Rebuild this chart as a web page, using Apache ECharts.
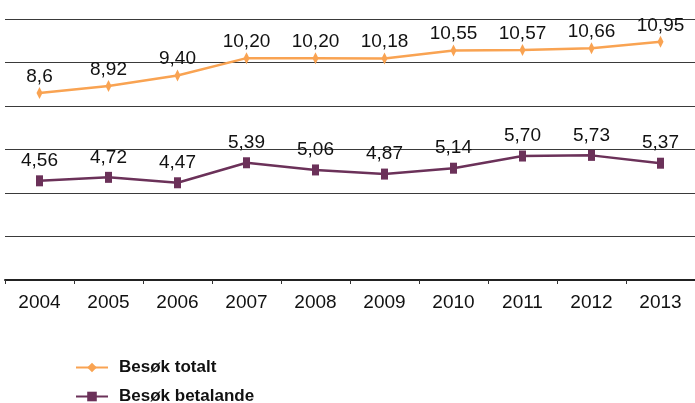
<!DOCTYPE html>
<html>
<head>
<meta charset="utf-8">
<script src="https://cdn.jsdelivr.net/npm/echarts@6/dist/echarts.min.js"></script>
<style>
html,body{margin:0;padding:0;background:#fff;}
#chart{width:695px;height:403px;}
</style>
</head>
<body>
<div id="chart"></div>
<script>
const years = ['2004','2005','2006','2007','2008','2009','2010','2011','2012','2013'];
const totalt = [8.6, 8.92, 9.40, 10.20, 10.20, 10.18, 10.55, 10.57, 10.66, 10.95];
const totaltLabels = ['8,6','8,92','9,40','10,20','10,20','10,18','10,55','10,57','10,66','10,95'];
const betalande = [4.56, 4.72, 4.47, 5.39, 5.06, 4.87, 5.14, 5.70, 5.73, 5.37];
const betalandeLabels = ['4,56','4,72','4,47','5,39','5,06','4,87','5,14','5,70','5,73','5,37'];
const seriesNames = ['Besøk totalt', 'Besøk betalande'];

const FONT = '"Liberation Sans", Arial, Helvetica, sans-serif';
const legendBase = {
  orient: 'vertical', left: 70,
  itemWidth: 32, itemHeight: 12,
  textStyle: {fontFamily: FONT, fontSize: 17, fontWeight: 'bold', color: '#111', padding: [0,0,0,6]}
};
const chart = echarts.init(document.getElementById('chart'), null, {renderer:'canvas'});
chart.setOption({
  animation: false,
  backgroundColor: '#fff',
  grid: {left: 5, right: -5, top: 19, bottom: 123},
  legend: [
    Object.assign({}, legendBase, {top: 354, data: [seriesNames[0]]}),
    Object.assign({}, legendBase, {top: 383, data: [seriesNames[1]]})
  ],
  xAxis: {
    type: 'category', data: years, boundaryGap: true,
    axisLine: {show: true, lineStyle: {color: '#222', width: 2}},
    axisTick: {show: true, length: 4, lineStyle: {color: '#333', width: 1}},
    axisLabel: {fontFamily: FONT, fontSize: 19, color: '#111', margin: 13}
  },
  yAxis: {
    type: 'value', min: 0, max: 12, interval: 2,
    axisLabel: {show: false}, axisLine: {show: false}, axisTick: {show: false},
    splitLine: {show: true, lineStyle: {color: '#3a3a3a', width: 1.2}}
  },
  series: [
    {
      name: seriesNames[0], type: 'line', data: totalt,
      symbol: 'diamond', symbolSize: [6, 12],
      lineStyle: {color: '#F9A352', width: 2.5},
      itemStyle: {color: '#F9A352'},
      label: {show: true, position: 'top', distance: 1, fontFamily: FONT, fontSize: 19, color: '#111',
        formatter: p => totaltLabels[p.dataIndex]}
    },
    {
      name: seriesNames[1], type: 'line', data: betalande,
      symbol: 'rect', symbolSize: [7, 11],
      lineStyle: {color: '#6B3159', width: 2.5},
      itemStyle: {color: '#6B3159'},
      label: {show: true, position: 'top', distance: 5, fontFamily: FONT, fontSize: 19, color: '#111',
        formatter: p => betalandeLabels[p.dataIndex]}
    }
  ]
});
</script>
</body>
</html>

**JOB**
Write out every line above exactly as it is, leaving out the pictures.

**EXERCISE OUTPUT**
Rebuild this chart as a web page, using Apache ECharts.
<!DOCTYPE html>
<html>
<head>
<meta charset="utf-8">
<script src="https://cdn.jsdelivr.net/npm/echarts@6/dist/echarts.min.js"></script>
<style>
html,body{margin:0;padding:0;background:#fff;}
#chart{width:695px;height:403px;}
</style>
</head>
<body>
<div id="chart"></div>
<script>
const years = ['2004','2005','2006','2007','2008','2009','2010','2011','2012','2013'];
const totalt = [8.6, 8.92, 9.40, 10.20, 10.20, 10.18, 10.55, 10.57, 10.66, 10.95];
const totaltLabels = ['8,6','8,92','9,40','10,20','10,20','10,18','10,55','10,57','10,66','10,95'];
const betalande = [4.56, 4.72, 4.47, 5.39, 5.06, 4.87, 5.14, 5.70, 5.73, 5.37];
const betalandeLabels = ['4,56','4,72','4,47','5,39','5,06','4,87','5,14','5,70','5,73','5,37'];
const seriesNames = ['Besøk totalt', 'Besøk betalande'];

const FONT = '"Liberation Sans", Arial, Helvetica, sans-serif';
const legendBase = {
  orient: 'vertical', left: 70,
  itemWidth: 32, itemHeight: 12,
  textStyle: {fontFamily: FONT, fontSize: 17, fontWeight: 'bold', color: '#111', padding: [0,0,0,6]}
};
const chart = echarts.init(document.getElementById('chart'), null, {renderer:'canvas'});
chart.setOption({
  animation: false,
  backgroundColor: '#fff',
  grid: {left: 5, right: -5, top: 19, bottom: 123},
  legend: [
    Object.assign({}, legendBase, {top: 354, data: [seriesNames[0]]}),
    Object.assign({}, legendBase, {top: 383, data: [seriesNames[1]]})
  ],
  xAxis: {
    type: 'category', data: years, boundaryGap: true,
    axisLine: {show: true, lineStyle: {color: '#222', width: 2}},
    axisTick: {show: true, length: 4, lineStyle: {color: '#333', width: 1}},
    axisLabel: {fontFamily: FONT, fontSize: 19, color: '#111', margin: 13}
  },
  yAxis: {
    type: 'value', min: 0, max: 12, interval: 2,
    axisLabel: {show: false}, axisLine: {show: false}, axisTick: {show: false},
    splitLine: {show: true, lineStyle: {color: '#3a3a3a', width: 1.2}}
  },
  series: [
    {
      name: seriesNames[0], type: 'line', data: totalt,
      symbol: 'diamond', symbolSize: [6, 12],
      lineStyle: {color: '#F9A352', width: 2.5},
      itemStyle: {color: '#F9A352'},
      label: {show: true, position: 'top', distance: 1, fontFamily: FONT, fontSize: 19, color: '#111',
        formatter: p => totaltLabels[p.dataIndex]}
    },
    {
      name: seriesNames[1], type: 'line', data: betalande,
      symbol: 'rect', symbolSize: [7, 11],
      lineStyle: {color: '#6B3159', width: 2.5},
      itemStyle: {color: '#6B3159'},
      label: {show: true, position: 'top', distance: 5, fontFamily: FONT, fontSize: 19, color: '#111',
        formatter: p => betalandeLabels[p.dataIndex]}
    }
  ]
});
</script>
</body>
</html>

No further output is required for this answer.